Mais tout cela reste discret en comparaison de la venue de Michael Bay (cinéaste culte et phare des amis deTechnikart, lorsqu'il n'y a pas d'actualités Tsui hark ou John Woo), Jerry Bruckheimer, et un Ben Affleck tout en rondeur, venu prêcher la reconciliation à la conférence de presse, rappelant combien il était remarquable que cinquante ans plus tard, ces deux pays soient devenus si proches après de tels traumatismes...Promu et vendu comme un Titanic, le bateau coule, une femme, deux hommes, une chanteuse du Québec... Pearl Harbour continue de ramer.
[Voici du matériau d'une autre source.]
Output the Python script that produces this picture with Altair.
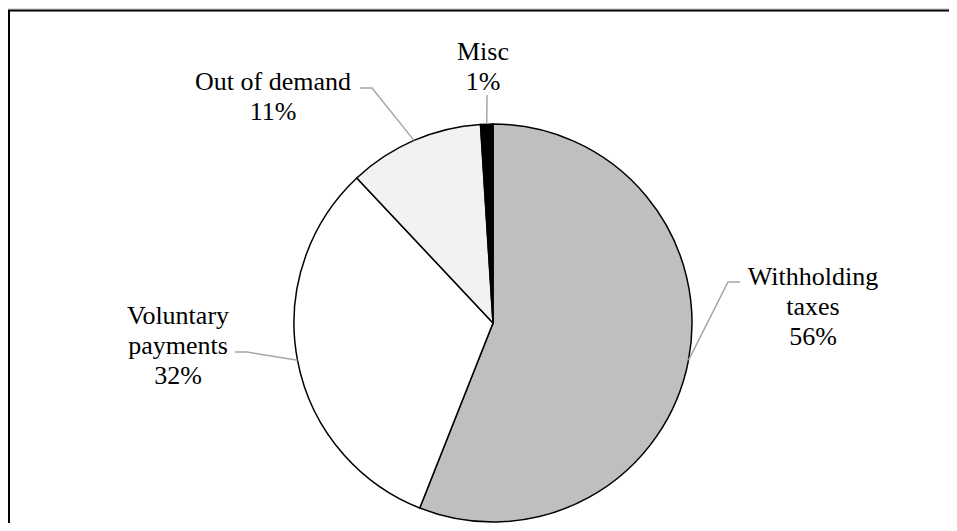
import altair as alt
import numpy as np
import pandas as pd

# ---------------- data ----------------
categories = ["Withholding taxes", "Voluntary payments", "Out of demand", "Misc"]
shares = [56, 32, 11, 1]
label_lines = [["Withholding", "taxes"], ["Voluntary", "payments"], ["Out of demand"], ["Misc"]]
slice_colors = ["#bfbfbf", "#ffffff", "#f2f2f2", "#000000"]

# ---------------- layout (plot coordinates) ----------------
W, H = 941, 515
CX, CY, R = 485, 315, 199
FONT = "Liberation Serif"
FS = 26
LH = 30
label_first_line = {
    "Withholding taxes": (805, 269),
    "Voluntary payments": (170, 308),
    "Out of demand": (265, 74),
    "Misc": (475, 44),
}
leader_tail = {
    "Withholding taxes": [(720, 274), (732, 274)],
    "Voluntary payments": [(239, 344), (227, 344)],
    "Out of demand": [(364, 80), (352, 80)],
    "Misc": [(479, 87)],
}

# ---------------- tables ----------------
pie_df = pd.DataFrame({"category": categories, "share": shares, "order": range(len(categories))})

total = float(sum(shares))
cum = np.cumsum(shares)
mid = (cum - np.array(shares) / 2.0) / total * 2 * np.pi

lead_rows = []
for i, cat in enumerate(categories):
    pts = [(CX + R * np.sin(mid[i]), CY - R * np.cos(mid[i]))] + leader_tail[cat]
    for j, (px, py) in enumerate(pts):
        lead_rows.append({"category": cat, "seq": j, "x": px, "y": py})
lead_df = pd.DataFrame(lead_rows)

text_df = pd.DataFrame({
    "category": categories,
    "text": [lines + [f"{s}%"] for lines, s in zip(label_lines, shares)],
    "x": [label_first_line[c][0] for c in categories],
    "y": [label_first_line[c][1] for c in categories],
})

# frame: top edge and left edge of the bordered box
frame_df = pd.DataFrame({"x": [W, 1, 1], "y": [2.5, 2.5, H], "seq": [0, 1, 2]})

# ---------------- layers ----------------
pie = alt.Chart(pie_df).mark_arc(radius=R, stroke="#000000", strokeWidth=1.5).encode(
    theta=alt.Theta("share:Q", stack=True),
    color=alt.Color("category:N", scale=alt.Scale(domain=categories, range=slice_colors), legend=None),
    order=alt.Order("order:Q"),
    x=alt.value(CX),
    y=alt.value(CY),
)

leaders = alt.Chart(lead_df).mark_line(color="#a6a6a6", strokeWidth=1.5).encode(
    x=alt.X("x:Q", scale=None, axis=None),
    y=alt.Y("y:Q", scale=None, axis=None),
    detail="category:N",
    order="seq:Q",
)

labels = alt.Chart(text_df).mark_text(
    font=FONT, fontSize=FS, lineHeight=LH, align="center", baseline="middle", color="#000000"
).encode(
    x=alt.X("x:Q", scale=None, axis=None),
    y=alt.Y("y:Q", scale=None, axis=None),
    text="text",
)

frame = alt.Chart(frame_df).mark_line(color="#000000", strokeWidth=2).encode(
    x=alt.X("x:Q", scale=None, axis=None),
    y=alt.Y("y:Q", scale=None, axis=None),
    order="seq:Q",
)

chart = alt.layer(pie, leaders, labels, frame).properties(
    width=W, height=H, padding=0, autosize=alt.AutoSizeParams(type="none")
).configure_view(stroke=None).configure(background="#ffffff")

chart.save("out.html", embed_options={"renderer": "svg", "actions": False})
Enfin, Ethan et Joel Cohen étaient aussi de passage pour la sortie de O Brother, confirmant le tournage au Japon de leur prochain film, l'adaptation du roman de guerre de James Dickey, To the white sea, l'histoire d'un pilote américain qui échoue sur une des îles japonaises, recueilli par les membres d'un petit village...

Ce rapprochement entre militaires américains et la population locale, jadis au cœur de films de cinéastes courageux comme Seijun Suzuki ou Shohei Imamura dans sa jeunesse, occupa la presse en juin, lorsqu'à nouveau un soldat des bases d'Okinawa fut accusé d'avoir violé une jeune fille de l'île. Le Japon s'indigna des délais de l'armée américaine à livrer le soldat à la justice japonaise. Au même moment, alors que les nouvelles élections se préparaient - simple délai pour la victoire de Junichiro Koizumi, du PLD, le parti au pouvoir depuis 50 ans, et successeur du plus accablant premier ministre de l'histoire de ce pays, M.Mori - la Chine et la Corée attaquaient la sortie de nouveaux manuels scolaires de cours d'histoire dans les lycées et collèges japonais. La Chine exigeait que l'éditeur et les auteurs revoient cinq passages du livre, la Corée trois. Mais l'éditeur, les auteurs, et Koizumi lui-même firent savoir que ces critiques relevaient de l'ingérence. La Corée, qui avait ouvert ses portes aux imports culturels du Japon, il y a trois ans, compte les refermer...un peu. Et malgré cette richesse contemporaine de thèmes qui ne demandent qu'à être explorés par les cinéastes, le cinéma japonais, à l'image de la population, détourne son regard. Sauf pour Masato Harada, réalisateur de Kamikaze Taxi, Bounce Kogals,et Jubaku, aucun cinéaste contemporain n'a osé se pencher sur ces tares profondes.